Trent’anni di reclusione ciascuno per Luigi De Lucia e Pasquale Rinaldi, alias “‘o Vichingo”. Il gup di Napoli Valentina Giovanniello ha accolto le richieste della Direzione Distrettuale Antimafia, rappresentata dai pm Maurizio de Marco e Stefania Di Dona, riconoscendo i due come componenti del commando che uccise brutalmente Gelsomina Verde il 21 novembre 2004. Il processo si è svolto con rito abbreviato.
Una vittima innocente della camorra
Gelsomina, 21 anni, fu sequestrata e poi assassinata per un tragico errore: il clan Di Lauro, in guerra con gli scissionisti di Amato-Pagano, riteneva – erroneamente – che la giovane sapesse dove si nascondeva Gennaro Notturno, detto “‘o Sarracino”, un ex affiliato passato al gruppo rivale.
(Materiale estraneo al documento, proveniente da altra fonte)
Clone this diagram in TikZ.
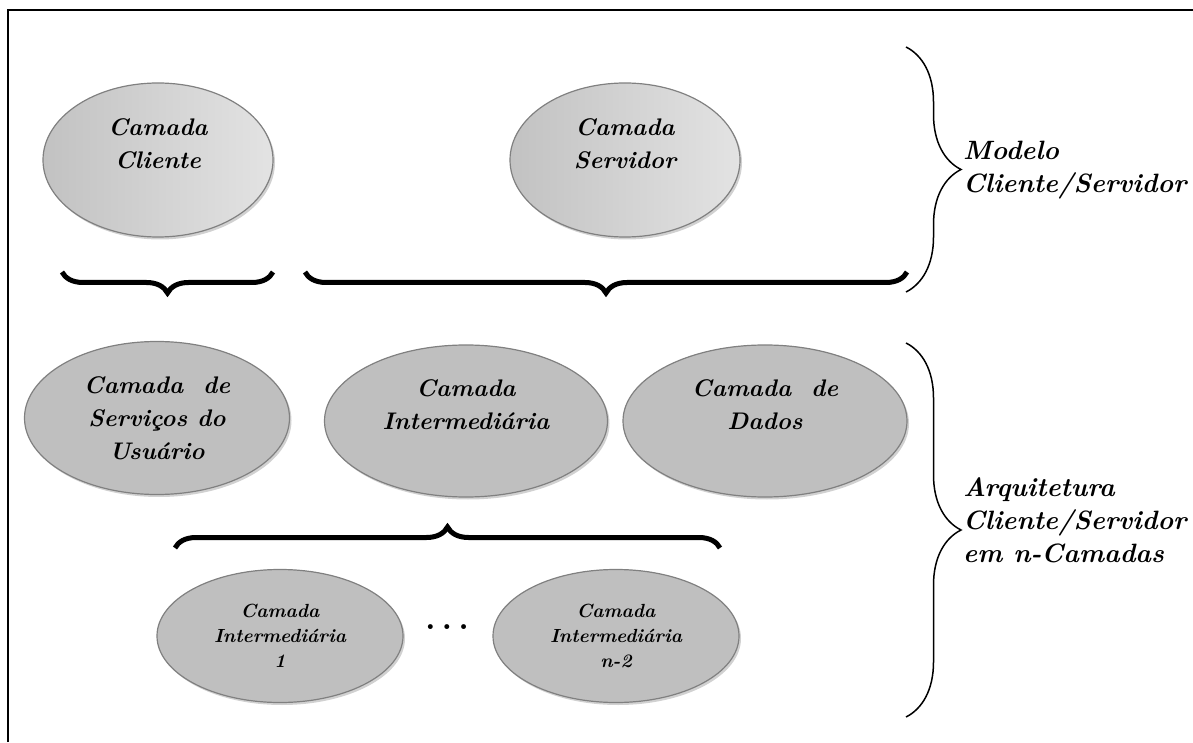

La ragazza, che non sapeva nulla, fu interrogata e poi uccisa con colpi di pistola da Ugo De Lucia, cugino di Luigi, prima che il suo corpo venisse bruciato dentro l’auto.
L’orrore e il tentativo di riparare alla “macchia”
Il clan comprese solo dopo l’errore. Cosimo Di Lauro, figlio del boss Paolo, avrebbe offerto 300mila euro alla famiglia Verde per tentare di cancellare l’onta dell’omicidio. Un gesto di potere e controllo, che nulla ha potuto cancellare dell’orrore vissuto.
La madre minacciata in aula
Anna Lucarelli, madre di Gelsomina, ha presenziato a tutte le udienze insieme al figlio Francesco. Durante la prima udienza ha subito gravi minacce da parte del padre di uno degli imputati, che avrebbe promesso “la stessa fine” riservata alla figlia. L’uomo è stato arrestato. La vicenda è ora al vaglio del pm della Dda Giugliano.
L’urlo della madre: giustizia e rabbia
Dopo la lettura della sentenza, Anna Lucarelli si è scagliata verbalmente contro gli imputati collegati in videoconferenza. Una reazione umana, rabbiosa, figlia di vent’anni di dolore e lotta contro l’omertà. Gelsomina è oggi riconosciuta ufficialmente come vittima innocente di camorra.
Le parole di Francesco Emilio Borrelli
“Un poco di giustizia è arrivata dopo decenni anche se con fatica e con tanta omertà e vigliaccheria diffuse. Le minacce alla madre ci fanno capire lo spessore criminale e violento di queste famiglie criminali che purtroppo non cambiano, non migliorano e soprattutto perseverano. Purtroppo quello di Gelsomina Verde come di tante altre vittime ed eroi è un nome dimenticato e poco onorato. Si preferisce osannare e inneggiare ai capoclan, ai malessere e ai baby criminali”, ha commentato il deputato di Avs Francesco Emilio Borrelli.
Un nome che non deve essere dimenticato
La storia di Gelsomina Verde resta simbolo di quanto possa essere cieca e disumana la violenza camorristica. Il dolore della madre, la ricerca di verità e giustizia, devono restare memoria viva di una Napoli che non si arrende.